I rescheduled some work to be able to provide this patch earlier. Richi 
Dubey asked a couple of questions with respect to the scheduler 
implementation and some of them are related to how application 
configuration options define internal scheduler data structures. So, It 
would be nice to be able to reference them in Doxygen. You can review 
this patch independent from the way it is produced.

> On 7/7/20 9:25 pm, Sebastian Huber wrote:
>> This patch adds the application configuration option documentation generated
>> from specification items:
>> https://git.rtems.org/sebh/rtems-qual.git/tree/spec/if/acfg
> <gulp> That is a lot of files. I am not sure I am ready to accept documentation
> as a lot of small files. I am happy to be persuaded otherwise.
> It is not clear to me if these YAML files generate documentation, headers, are
> requirements or something else.

Each application configuration option and group is provided as a 
separate specification item (YAML file). The type of the specification 
items is documented here:



Application configuration options are things on their own, so they have 
their own items. This enables other items to reference application 
configuration options. In the manual you have now a lot more cross 
references for example if you compare it with the RTEMS 4.11 
documentation. Items have their own history and can be reviewed 
individually. I see this as benefits.

> There is nothing I can see in them that defines
> their `role` or `roles`.

When you look at an item


you see attributes like

|type: interface ||interface-type: appl-config-option ||appl-config-option-type: integer This defines the type of an item. I 
corresponds to the specification type refinement: 
All attributes and the value types are defined by specification item 
types.
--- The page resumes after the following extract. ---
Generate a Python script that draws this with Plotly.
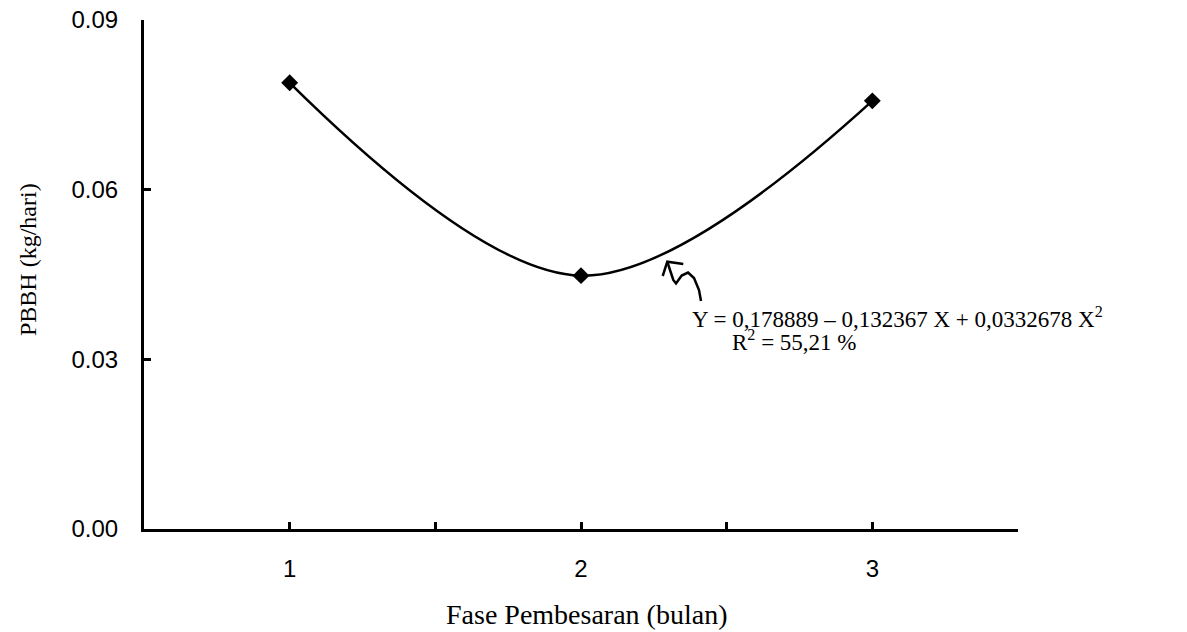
import plotly.graph_objects as go

# Data
fase = [1, 2, 3]
pbbh = [0.0789, 0.0448, 0.0757]
x_tickvals = [1, 2, 3]
x_ticktext = ["1", "2", "3"]
y_tickvals = [0.0, 0.03, 0.06, 0.09]
y_ticktext = ["0.00", "0.03", "0.06", "0.09"]

W, H = 1187, 632
OFF = 8  # default body margin of the html page
L, R, T, B = 144, 1018, 20, 529


def px(x, y):
    return (x - L) / (R - L), (B - y) / (B - T)


fig = go.Figure()
fig.add_trace(go.Scatter(
    x=fase, y=pbbh, mode="lines+markers",
    line=dict(color="black", width=2.5, shape="spline", smoothing=1),
    marker=dict(symbol="diamond", size=13, color="black"),
    showlegend=False,
))

# squiggle arrow
pts_head = [(662.7, 276), (667.3, 261.7), (683.3, 264)]
pts_sq = [(667.3, 261.7), (670, 270), (673.3, 280), (676, 283.5), (681.7, 275.5),
          (688, 272.5), (694, 278), (699, 290), (701, 301)]


def path(pts):
    s = ""
    for i, (a, b) in enumerate(pts):
        xp, yp = px(a, b)
        s += ("M" if i == 0 else "L") + f"{xp:.5f},{yp:.5f} "
    return s


for p in (pts_head, pts_sq):
    fig.add_shape(type="path", path=path(p), xref="paper", yref="paper",
                  line=dict(color="black", width=2.5))

serif = "Liberation Serif, Times New Roman, serif"
sans = "Liberation Sans, Arial, sans-serif"

x0, y0 = px(690, 317)
fig.add_annotation(x=x0, y=y0, xref="paper", yref="paper", xanchor="left", yanchor="middle",
                   text="Y = 0,178889 – 0,132367 X + 0,0332678 X<sup>2</sup>", showarrow=False,
                   font=dict(family=serif, size=23, color="black"))
x1, y1 = px(730, 340)
fig.add_annotation(x=x1, y=y1, xref="paper", yref="paper", xanchor="left", yanchor="middle",
                   text="R<sup>2</sup> = 55,21 %", showarrow=False,
                   font=dict(family=serif, size=23, color="black"))

# axis titles as annotations
xt, yt = px(586, 614)
fig.add_annotation(x=xt, y=yt, xref="paper", yref="paper", xanchor="center", yanchor="middle",
                   text="Fase Pembesaran (bulan)", showarrow=False,
                   font=dict(family=serif, size=28, color="black"))
xy, yy = px(28, 260)
fig.add_annotation(x=xy, y=yy, xref="paper", yref="paper", xanchor="center", yanchor="middle",
                   text="PBBH (kg/hari)", showarrow=False, textangle=-90,
                   font=dict(family=serif, size=24, color="black"))

fig.update_layout(
    width=W - OFF, height=H - OFF,
    margin=dict(l=L - OFF, r=W - R, t=T - OFF, b=H - B, autoexpand=False),
    paper_bgcolor="white", plot_bgcolor="white",
    xaxis=dict(range=[0.5, 3.5], tickvals=x_tickvals, ticktext=x_ticktext,
               showgrid=False, zeroline=False, showline=True, linecolor="black", linewidth=3,
               ticks="inside", ticklen=7, tickwidth=3, tickcolor="black",
               minor=dict(tick0=0.5, dtick=0.5, ticks="inside", ticklen=7, tickwidth=3,
                          tickcolor="black", showgrid=False),
               ticklabelstandoff=16, ticklabeloverflow="allow", automargin=False,
               tickfont=dict(family=sans, size=24, color="black")),
    yaxis=dict(range=[0, 0.09], tickvals=y_tickvals, ticktext=y_ticktext,
               showgrid=False, zeroline=False, showline=True, linecolor="black", linewidth=3,
               ticks="inside", ticklen=7, tickwidth=3, tickcolor="black",
               ticklabelstandoff=18, ticklabeloverflow="allow", automargin=False,
               tickfont=dict(family=sans, size=24, color="black")),
)

fig.write_html("out.html")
The specification item types are defined by specification items: 
https://git.rtems.org/sebh/rtems-qual.git/tree/spec/spec The type 
information is used to generate the documentation in the RTEMS Software 
Engineering manual and is used to verify that the items are in line with 
the type specification: 
https://git.rtems.org/sebh/rtems-qual.git/tree/specverify.py |||||

> If they do generate files how does that happen and how
> are those generated header files related to the C code they are an interface
> for?

The Doxygen header file of this patch is not read by the C compiler. 
However, I would like to generate also the API header files from 
specification items. I am now able to generate <rtems.h> and all header 
files included by this header which define API elements. About 585 items 
describe the API defined by <rtems.h>:


This item describes rtems_semaphore_create():


It is worth to have a closer look at this item.

The interface specification items can be used to generate the header 
files with Doxygen markup, Sphinx sources for the manuals, and an 
Interface Control Document (ICD, a document required by ECSS).
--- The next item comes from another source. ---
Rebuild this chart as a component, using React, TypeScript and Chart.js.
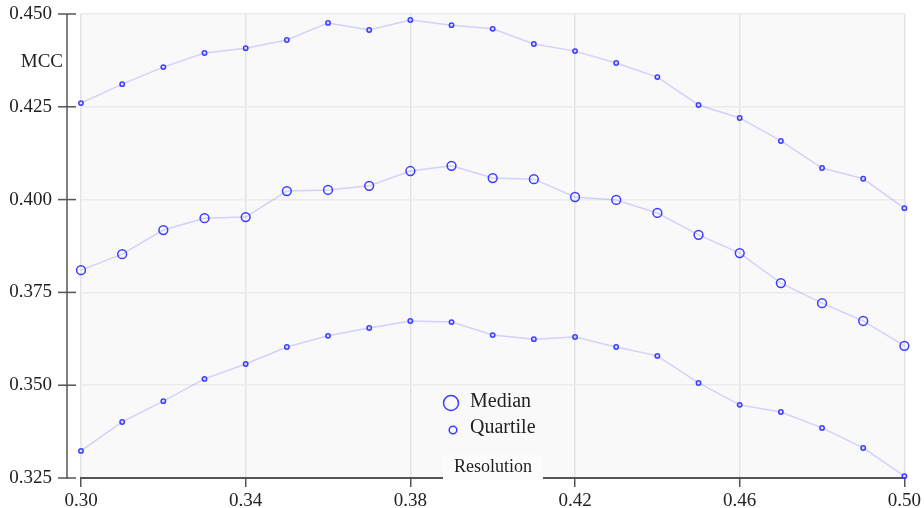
import React, { useEffect, useRef } from "react";
import { Chart, registerables } from "chart.js";

Chart.register(...registerables);

const resolutions = [0.30, 0.31, 0.32, 0.33, 0.34, 0.35, 0.36, 0.37, 0.38, 0.39, 0.40, 0.41, 0.42, 0.43, 0.44, 0.45, 0.46, 0.47, 0.48, 0.49, 0.50];

const medianMCC = [0.3810, 0.3853, 0.3918, 0.3950, 0.3953, 0.4023, 0.4026, 0.4037, 0.4077, 0.4091, 0.4058, 0.4055, 0.4007, 0.3999, 0.3964, 0.3905, 0.3856, 0.3775, 0.3721, 0.3673, 0.3606];

const upperQuartileMCC = [0.4260, 0.4311, 0.4357, 0.4395, 0.4408, 0.4430, 0.4476, 0.4457, 0.4484, 0.4470, 0.4460, 0.4419, 0.4400, 0.4368, 0.4330, 0.4255, 0.4220, 0.4158, 0.4085, 0.4056, 0.3977];

const lowerQuartileMCC = [0.3323, 0.3401, 0.3457, 0.3517, 0.3557, 0.3603, 0.3633, 0.3654, 0.3673, 0.3670, 0.3635, 0.3624, 0.3630, 0.3603, 0.3579, 0.3506, 0.3447, 0.3428, 0.3385, 0.3331, 0.3255];

const yTickValues = [0.325, 0.35, 0.375, 0.4, 0.425, 0.45];
const xTickLabels = ["0.30", "0.34", "0.38", "0.42", "0.46", "0.50"];
const yTitle = "MCC";
const xTitle = "Resolution";
const legendLabels = ["Median", "Quartile"];

const FONT = "'Liberation Serif', 'Times New Roman', serif";
const POINT_COLOR = "#3c3cff";
const LINE_COLOR = "rgba(120,120,255,0.30)";
const AXIS_COLOR = "#555555";

const decorPlugin = {
  id: "decor",
  beforeDraw(chart: any) {
    const { ctx, chartArea } = chart;
    ctx.save();
    ctx.fillStyle = "#f9f9f9";
    ctx.fillRect(chartArea.left, chartArea.top, chartArea.right - chartArea.left, chartArea.bottom - chartArea.top);
    ctx.restore();
  },
  afterDraw(chart: any) {
    const { ctx, chartArea } = chart;
    const yScale = chart.scales.y;
    ctx.save();
    // offset y axis
    const axX = chartArea.left - 14;
    ctx.strokeStyle = AXIS_COLOR;
    ctx.lineWidth = 1.5;
    ctx.beginPath();
    ctx.moveTo(axX, chartArea.top);
    ctx.lineTo(axX, chartArea.bottom + 1);
    ctx.stroke();
    yTickValues.forEach((v) => {
      const py = yScale.getPixelForValue(v);
      ctx.beginPath();
      ctx.moveTo(axX - 9, py);
      ctx.lineTo(axX + 9, py);
      ctx.stroke();
    });
    // y title
    ctx.fillStyle = "#222";
    ctx.font = `19px ${FONT}`;
    ctx.textAlign = "right";
    ctx.textBaseline = "middle";
    ctx.fillText(yTitle, chartArea.left - 18, chartArea.top + 48);

    // x title box
    const cx = chartArea.left + 412;
    ctx.fillStyle = "#fcfcfc";
    ctx.fillRect(cx - 50, chartArea.bottom - 23, 100, 25);
    ctx.fillStyle = "#222";
    ctx.font = `18px ${FONT}`;
    ctx.textAlign = "center";
    ctx.fillText(xTitle, cx, chartArea.bottom - 11);

    // legend
    const lx = chartArea.left + 370;
    ctx.strokeStyle = POINT_COLOR;
    ctx.lineWidth = 1.5;
    ctx.beginPath();
    ctx.arc(lx, chartArea.top + 389, 7.5, 0, Math.PI * 2);
    ctx.stroke();
    ctx.beginPath();
    ctx.arc(lx + 2, chartArea.top + 416, 3.8, 0, Math.PI * 2);
    ctx.stroke();
    ctx.fillStyle = "#222";
    ctx.font = `20px ${FONT}`;
    ctx.textAlign = "left";
    ctx.fillText(legendLabels[0], lx + 19, chartArea.top + 388);
    ctx.fillText(legendLabels[1], lx + 19, chartArea.top + 414);
    ctx.restore();
  },
};

function toPoints(vals: number[]) {
  return vals.map((v, i) => ({ x: resolutions[i], y: v }));
}

export default function App() {
  const ref = useRef<HTMLCanvasElement>(null);
  useEffect(() => {
    if (!ref.current) return;
    const quartileStyle = {
      borderColor: LINE_COLOR,
      borderWidth: 1.5,
      pointBorderColor: POINT_COLOR,
      pointBackgroundColor: "rgba(255,255,255,0)",
      pointRadius: 2.2,
      pointBorderWidth: 1.5,
      tension: 0,
    };
    const chart = new Chart(ref.current, {
      type: "line",
      data: {
        datasets: [
          { label: "Upper quartile", data: toPoints(upperQuartileMCC), ...quartileStyle },
          {
            label: "Median",
            data: toPoints(medianMCC),
            borderColor: LINE_COLOR,
            borderWidth: 1.5,
            pointBorderColor: POINT_COLOR,
            pointBackgroundColor: "rgba(255,255,255,0)",
            pointRadius: 4.4,
            pointBorderWidth: 1.5,
            tension: 0,
          },
          { label: "Lower quartile", data: toPoints(lowerQuartileMCC), ...quartileStyle },
        ],
      },
      options: {
        animation: false,
        responsive: false,
        clip: false as any,
        layout: { padding: { top: 14, right: 19, bottom: 0, left: 0 } },
        plugins: { legend: { display: false }, tooltip: { enabled: false } },
        scales: {
          x: {
            type: "linear",
            min: 0.3,
            max: 0.5,
            afterFit: (s: any) => { s.height = 30; },
            afterBuildTicks: (s: any) => {
              s.ticks = xTickLabels.map((t) => ({ value: parseFloat(t) }));
            },
            ticks: {
              callback: (v: any) => Number(v).toFixed(2),
              font: { family: FONT, size: 19 },
              color: "#222",
              padding: 3,
              maxRotation: 0,
              autoSkip: false,
            },
            grid: { color: "#e4e4e4", lineWidth: 1.5, tickColor: AXIS_COLOR, tickLength: 9, tickWidth: 1.5 },
            border: { display: true, color: AXIS_COLOR, width: 2 },
          },
          y: {
            type: "linear",
            min: 0.325,
            max: 0.45,
            afterFit: (s: any) => { s.width = 81; },
            afterBuildTicks: (s: any) => {
              s.ticks = yTickValues.map((v) => ({ value: v }));
            },
            ticks: {
              callback: (v: any) => Number(v).toFixed(3),
              font: { family: FONT, size: 19 },
              color: "#222",
              padding: 0,
              autoSkip: false,
            },
            grid: { color: "#ebebeb", lineWidth: 1.5, drawTicks: true, tickLength: 29, tickColor: "rgba(0,0,0,0)" },
            border: { display: false },
          },
        },
      },
      plugins: [decorPlugin],
    });
    return () => chart.destroy();
  }, []);
  return (
    <div style={{ position: "fixed", left: 0, top: 0, width: 924, height: 508, background: "#fff" }}>
      <canvas ref={ref} width={924} height={508} style={{ width: 924, height: 508 }} />
    </div>
  );
}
> How do I keep each piece in sync?
The basic work flow would be to update an item, then call one or more 
scripts, run make or ./waf, or whatever, to generate the derived 
content. This will alter the state of Git submodules. Then you create 
patch sets from the changes in the submodules and send them for review. 
After acceptance you push the changes and update the submodules.
> A compile error seems a long way from one
> of these YAML files.
Yes, this is a bit harder to correlate. I don't think this will be a 
real issue. It is for example easy to figure out with "grep" which item 
is relevant.
> For example, if I was to add a YAML file to this directory I have no idea where
> I look to find the naming, what roles are assumed, how it integrates into the
> existing documentation, doxygen or header files? I also have no idea how I would
> create a new API header file? What if I push a new header file to the rtems.git
> repo with a new #include in rtems.h. Does a regenerate over write it?
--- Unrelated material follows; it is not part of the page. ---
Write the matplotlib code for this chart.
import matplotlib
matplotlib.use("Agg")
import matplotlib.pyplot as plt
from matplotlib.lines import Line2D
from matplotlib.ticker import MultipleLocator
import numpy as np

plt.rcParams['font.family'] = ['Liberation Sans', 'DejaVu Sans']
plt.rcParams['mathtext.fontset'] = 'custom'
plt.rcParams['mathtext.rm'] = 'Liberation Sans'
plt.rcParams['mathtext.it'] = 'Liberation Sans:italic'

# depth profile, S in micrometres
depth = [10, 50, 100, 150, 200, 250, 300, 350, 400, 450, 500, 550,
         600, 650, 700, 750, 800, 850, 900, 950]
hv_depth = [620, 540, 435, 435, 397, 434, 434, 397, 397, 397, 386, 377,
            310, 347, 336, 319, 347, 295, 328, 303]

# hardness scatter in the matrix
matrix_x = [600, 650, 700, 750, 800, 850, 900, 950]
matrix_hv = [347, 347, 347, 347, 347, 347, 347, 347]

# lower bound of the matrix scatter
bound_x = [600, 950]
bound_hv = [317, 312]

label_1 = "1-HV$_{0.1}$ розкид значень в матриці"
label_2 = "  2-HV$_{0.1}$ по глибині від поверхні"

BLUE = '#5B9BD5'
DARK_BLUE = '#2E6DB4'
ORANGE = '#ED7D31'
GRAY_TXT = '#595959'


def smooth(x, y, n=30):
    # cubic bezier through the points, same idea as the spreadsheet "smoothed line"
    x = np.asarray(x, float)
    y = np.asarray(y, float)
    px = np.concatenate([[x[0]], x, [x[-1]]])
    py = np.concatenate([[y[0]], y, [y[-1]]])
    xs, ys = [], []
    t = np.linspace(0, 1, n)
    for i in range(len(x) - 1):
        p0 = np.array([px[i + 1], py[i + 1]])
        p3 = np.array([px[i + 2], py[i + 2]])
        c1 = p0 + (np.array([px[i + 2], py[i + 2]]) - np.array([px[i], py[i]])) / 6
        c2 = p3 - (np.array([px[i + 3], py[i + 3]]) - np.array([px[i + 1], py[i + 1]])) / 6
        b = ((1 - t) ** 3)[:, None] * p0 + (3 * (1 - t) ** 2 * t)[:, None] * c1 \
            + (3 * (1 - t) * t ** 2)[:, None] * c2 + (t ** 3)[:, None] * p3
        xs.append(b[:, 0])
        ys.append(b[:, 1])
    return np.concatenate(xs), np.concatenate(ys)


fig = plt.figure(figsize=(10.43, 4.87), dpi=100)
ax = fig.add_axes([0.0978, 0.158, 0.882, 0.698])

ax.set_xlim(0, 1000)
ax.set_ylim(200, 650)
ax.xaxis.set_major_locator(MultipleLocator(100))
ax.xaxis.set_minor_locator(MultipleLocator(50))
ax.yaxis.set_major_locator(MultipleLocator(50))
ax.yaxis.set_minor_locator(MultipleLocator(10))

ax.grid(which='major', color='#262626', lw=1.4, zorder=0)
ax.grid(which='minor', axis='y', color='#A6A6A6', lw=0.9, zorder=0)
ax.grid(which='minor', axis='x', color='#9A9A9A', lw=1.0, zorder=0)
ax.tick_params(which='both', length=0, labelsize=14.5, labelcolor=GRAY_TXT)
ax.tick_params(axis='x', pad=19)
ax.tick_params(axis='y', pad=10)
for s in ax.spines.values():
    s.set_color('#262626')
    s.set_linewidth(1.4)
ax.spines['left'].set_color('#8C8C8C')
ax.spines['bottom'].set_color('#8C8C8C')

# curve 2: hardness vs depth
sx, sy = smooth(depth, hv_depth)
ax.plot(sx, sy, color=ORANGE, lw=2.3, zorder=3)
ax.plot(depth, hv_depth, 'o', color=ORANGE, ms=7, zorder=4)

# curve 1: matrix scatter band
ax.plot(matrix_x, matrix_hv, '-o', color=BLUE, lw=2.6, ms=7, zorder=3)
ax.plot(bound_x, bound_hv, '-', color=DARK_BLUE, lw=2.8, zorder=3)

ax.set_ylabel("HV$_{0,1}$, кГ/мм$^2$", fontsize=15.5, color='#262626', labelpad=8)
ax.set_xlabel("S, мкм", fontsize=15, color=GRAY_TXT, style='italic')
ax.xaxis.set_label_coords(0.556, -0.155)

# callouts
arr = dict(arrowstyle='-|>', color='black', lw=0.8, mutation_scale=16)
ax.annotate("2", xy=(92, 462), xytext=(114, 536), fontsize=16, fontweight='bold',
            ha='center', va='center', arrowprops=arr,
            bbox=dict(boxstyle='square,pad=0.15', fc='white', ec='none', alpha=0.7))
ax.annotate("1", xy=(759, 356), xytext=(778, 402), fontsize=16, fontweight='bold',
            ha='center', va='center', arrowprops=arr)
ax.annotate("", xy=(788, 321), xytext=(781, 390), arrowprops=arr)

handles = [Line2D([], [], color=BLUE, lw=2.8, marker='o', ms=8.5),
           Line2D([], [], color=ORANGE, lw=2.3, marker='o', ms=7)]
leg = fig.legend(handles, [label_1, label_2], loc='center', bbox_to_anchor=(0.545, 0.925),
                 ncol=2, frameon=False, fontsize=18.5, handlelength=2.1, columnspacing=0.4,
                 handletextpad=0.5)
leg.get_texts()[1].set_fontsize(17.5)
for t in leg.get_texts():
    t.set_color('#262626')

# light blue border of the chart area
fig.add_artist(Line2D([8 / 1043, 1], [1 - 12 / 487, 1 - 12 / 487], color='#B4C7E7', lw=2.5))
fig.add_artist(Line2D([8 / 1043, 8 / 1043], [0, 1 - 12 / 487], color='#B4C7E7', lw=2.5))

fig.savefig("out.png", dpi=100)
Yes, this is a real issue. We have to think about how we want to 
continue with the specification stuff in general. I see clear benefits 
to generate content from a project-wide master data set to avoid the 
copy and paste stuff we have right now.

> It seems to me the key is the central repo and how it functions, how easy or
> hard it is to learn about it and how well it will work in practice. A key
> concern is taking it from a single person repo, ie you, to a project wide repo
> with concurrent updates ad lots of moving pieces. It is easy to ask these
> questions and I appreciate they are not all easy to answer but I think we need
> to try.
My approach would be to document common tasks for the every day RTEMS 


You also have to consider the future rate of change. The API parts, 
application configuration options, and glossary terms for example are 
all things which don't change every week.

With respect to the code which generates the content. It is written in 
Python 3 with the new Python guidelines in mind:


It uses yapf for the code formatting. It uses the static analyzers 
flake8, mypy, and pylint. There are unit tests using pytest which yield 
100% branch coverage. It is not finished work. It was not reviewed, but 
I think it is a good start.

>> The header file is generated by the following script and module:
>> https://git.rtems.org/sebh/rtems-qual.git/tree/spec2doc.py
>> https://git.rtems.org/sebh/rtems-qual.git/tree/rtemsqual/applconfig.py
>> The module uses currently a hack to resolve references external to specification
>> items, e.g. sections in the RTEMS Classic API Guide or URLs.  I think we need
>> specialized specification items for these external references.
> I do not understand what this means?

Being able to generate Doxygen markup and Sphinx sources from the same 
data set was not a small task. We talk here about several weeks of work. 
You can't take it for granted that this works at all in an area with 
many cross references such as the application configuration options. For 
all external references I had to create a table in the source code:



This is not really elegant.

>> Sebastian Huber (1):
>>    Document application configuration options
>>   cpukit/doxygen/appl-config.h | 4133 ++++++++++++++++++++++++++++++++++
>>   1 file changed, 4133 insertions(+)
>>   create mode 100644 cpukit/doxygen/appl-config.h
> Is this information found in the user manual as well? I am struggling to
> understand the relationships and what is being presented where.